GIVEN TASK:
Skip all pictures. Write out the data below from its first line through the line that contains "-21.6, 21.6, -21.6]".

** begin DATASET CONTENT **

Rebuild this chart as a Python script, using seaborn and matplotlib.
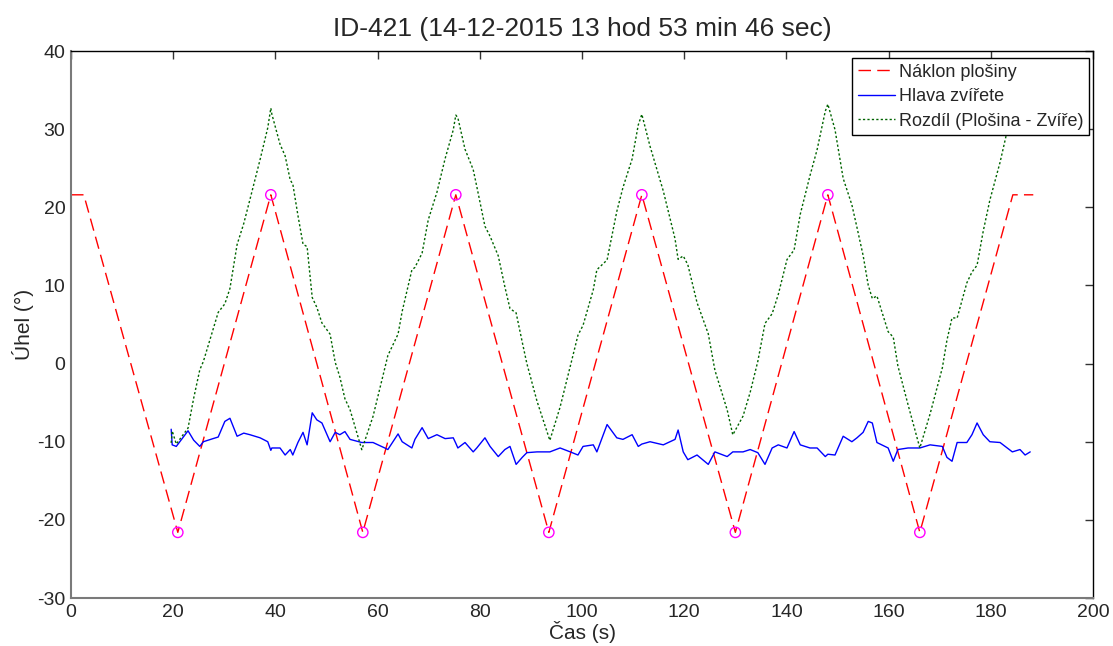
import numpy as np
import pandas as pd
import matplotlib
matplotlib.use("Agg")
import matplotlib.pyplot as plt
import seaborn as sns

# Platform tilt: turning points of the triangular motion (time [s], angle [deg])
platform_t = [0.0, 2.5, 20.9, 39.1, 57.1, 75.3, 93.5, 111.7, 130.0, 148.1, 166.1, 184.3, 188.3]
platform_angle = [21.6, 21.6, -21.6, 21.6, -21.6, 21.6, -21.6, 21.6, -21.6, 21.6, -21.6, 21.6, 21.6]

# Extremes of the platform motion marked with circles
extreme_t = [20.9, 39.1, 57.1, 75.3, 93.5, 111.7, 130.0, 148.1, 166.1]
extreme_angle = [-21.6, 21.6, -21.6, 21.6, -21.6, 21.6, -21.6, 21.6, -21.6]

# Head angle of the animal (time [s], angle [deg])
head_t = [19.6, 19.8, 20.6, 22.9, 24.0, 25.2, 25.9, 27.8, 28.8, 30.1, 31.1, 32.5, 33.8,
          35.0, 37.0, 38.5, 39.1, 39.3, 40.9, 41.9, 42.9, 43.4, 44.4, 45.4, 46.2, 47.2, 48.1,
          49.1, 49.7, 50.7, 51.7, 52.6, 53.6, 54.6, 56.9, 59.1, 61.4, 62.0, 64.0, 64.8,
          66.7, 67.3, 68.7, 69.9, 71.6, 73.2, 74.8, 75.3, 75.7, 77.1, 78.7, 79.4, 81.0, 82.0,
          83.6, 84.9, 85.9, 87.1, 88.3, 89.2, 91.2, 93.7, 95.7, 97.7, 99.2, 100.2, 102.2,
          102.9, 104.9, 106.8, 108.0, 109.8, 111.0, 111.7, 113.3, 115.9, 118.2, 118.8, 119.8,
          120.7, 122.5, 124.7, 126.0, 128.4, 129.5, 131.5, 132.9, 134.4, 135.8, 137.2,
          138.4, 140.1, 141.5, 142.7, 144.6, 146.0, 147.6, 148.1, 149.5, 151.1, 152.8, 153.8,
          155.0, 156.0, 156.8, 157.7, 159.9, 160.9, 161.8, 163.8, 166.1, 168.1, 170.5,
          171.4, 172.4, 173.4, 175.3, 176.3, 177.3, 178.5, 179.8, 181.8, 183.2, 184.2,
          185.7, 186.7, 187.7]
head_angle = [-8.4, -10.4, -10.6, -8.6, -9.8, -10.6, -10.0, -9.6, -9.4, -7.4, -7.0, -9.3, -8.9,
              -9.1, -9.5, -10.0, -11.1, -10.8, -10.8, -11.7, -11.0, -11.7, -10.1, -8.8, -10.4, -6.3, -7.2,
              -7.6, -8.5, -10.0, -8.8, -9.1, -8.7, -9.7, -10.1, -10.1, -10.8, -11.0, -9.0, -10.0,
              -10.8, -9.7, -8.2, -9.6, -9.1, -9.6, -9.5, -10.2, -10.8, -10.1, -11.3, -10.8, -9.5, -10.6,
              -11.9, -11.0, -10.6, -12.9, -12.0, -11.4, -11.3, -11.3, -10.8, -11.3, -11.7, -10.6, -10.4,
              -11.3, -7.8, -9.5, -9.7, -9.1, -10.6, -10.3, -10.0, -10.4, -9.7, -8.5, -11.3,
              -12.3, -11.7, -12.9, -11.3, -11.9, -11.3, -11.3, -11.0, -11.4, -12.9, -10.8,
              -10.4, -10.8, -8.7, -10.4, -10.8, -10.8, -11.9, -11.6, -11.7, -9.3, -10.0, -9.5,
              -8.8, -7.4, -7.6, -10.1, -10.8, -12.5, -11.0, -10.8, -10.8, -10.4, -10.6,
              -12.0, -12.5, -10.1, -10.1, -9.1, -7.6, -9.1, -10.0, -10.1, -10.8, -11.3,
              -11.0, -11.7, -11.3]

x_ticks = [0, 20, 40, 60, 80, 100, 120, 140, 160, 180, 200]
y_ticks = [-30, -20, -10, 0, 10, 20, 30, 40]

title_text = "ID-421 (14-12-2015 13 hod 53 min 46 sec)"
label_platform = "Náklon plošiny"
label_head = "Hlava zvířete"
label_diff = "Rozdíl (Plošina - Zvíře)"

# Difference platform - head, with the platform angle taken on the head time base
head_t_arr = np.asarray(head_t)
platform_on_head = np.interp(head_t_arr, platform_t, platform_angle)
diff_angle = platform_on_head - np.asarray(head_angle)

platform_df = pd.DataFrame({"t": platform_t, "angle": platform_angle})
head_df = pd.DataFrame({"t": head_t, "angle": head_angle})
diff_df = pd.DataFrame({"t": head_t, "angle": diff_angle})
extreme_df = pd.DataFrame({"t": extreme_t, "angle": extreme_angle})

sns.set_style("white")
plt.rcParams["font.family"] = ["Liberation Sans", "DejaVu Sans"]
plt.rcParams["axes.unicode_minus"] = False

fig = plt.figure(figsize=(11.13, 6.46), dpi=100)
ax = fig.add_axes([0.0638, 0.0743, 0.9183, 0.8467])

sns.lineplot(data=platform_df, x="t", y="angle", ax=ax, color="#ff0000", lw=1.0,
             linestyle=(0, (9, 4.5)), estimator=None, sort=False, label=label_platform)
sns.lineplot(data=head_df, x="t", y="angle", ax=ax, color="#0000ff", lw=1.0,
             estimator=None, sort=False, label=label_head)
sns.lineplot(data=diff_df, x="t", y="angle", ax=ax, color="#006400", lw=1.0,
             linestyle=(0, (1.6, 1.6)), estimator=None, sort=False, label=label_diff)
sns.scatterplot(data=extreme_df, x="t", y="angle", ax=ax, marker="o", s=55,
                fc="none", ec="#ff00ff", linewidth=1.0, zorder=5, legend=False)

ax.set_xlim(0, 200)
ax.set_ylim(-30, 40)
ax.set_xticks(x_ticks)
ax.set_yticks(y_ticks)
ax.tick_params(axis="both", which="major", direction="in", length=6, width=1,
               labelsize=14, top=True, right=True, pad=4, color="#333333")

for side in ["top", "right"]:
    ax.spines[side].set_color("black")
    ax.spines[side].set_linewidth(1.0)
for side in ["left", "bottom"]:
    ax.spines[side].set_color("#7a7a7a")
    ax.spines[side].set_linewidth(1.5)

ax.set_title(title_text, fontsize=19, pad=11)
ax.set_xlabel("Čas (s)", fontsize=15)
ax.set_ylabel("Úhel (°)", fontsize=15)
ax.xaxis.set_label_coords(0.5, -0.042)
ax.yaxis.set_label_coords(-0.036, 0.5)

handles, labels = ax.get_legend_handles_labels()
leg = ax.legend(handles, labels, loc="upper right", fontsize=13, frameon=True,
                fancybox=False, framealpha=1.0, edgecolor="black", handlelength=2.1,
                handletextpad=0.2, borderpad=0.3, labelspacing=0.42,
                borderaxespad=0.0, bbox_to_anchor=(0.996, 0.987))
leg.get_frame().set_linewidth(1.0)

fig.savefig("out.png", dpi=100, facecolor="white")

** end DATASET CONTENT **

ANSWER TO THIS EXERCISE:
Rebuild this chart as a Python script, using seaborn and matplotlib.
import numpy as np
import pandas as pd
import matplotlib
matplotlib.use("Agg")
import matplotlib.pyplot as plt
import seaborn as sns

# Platform tilt: turning points of the triangular motion (time [s], angle [deg])
platform_t = [0.0, 2.5, 20.9, 39.1, 57.1, 75.3, 93.5, 111.7, 130.0, 148.1, 166.1, 184.3, 188.3]
platform_angle = [21.6, 21.6, -21.6, 21.6, -21.6, 21.6, -21.6, 21.6, -21.6, 21.6, -21.6, 21.6, 21.6]

# Extremes of the platform motion marked with circles
extreme_t = [20.9, 39.1, 57.1, 75.3, 93.5, 111.7, 130.0, 148.1, 166.1]
extreme_angle = [-21.6, 21.6, -21.6, 21.6, -21.6, 21.6, -21.6, 21.6, -21.6]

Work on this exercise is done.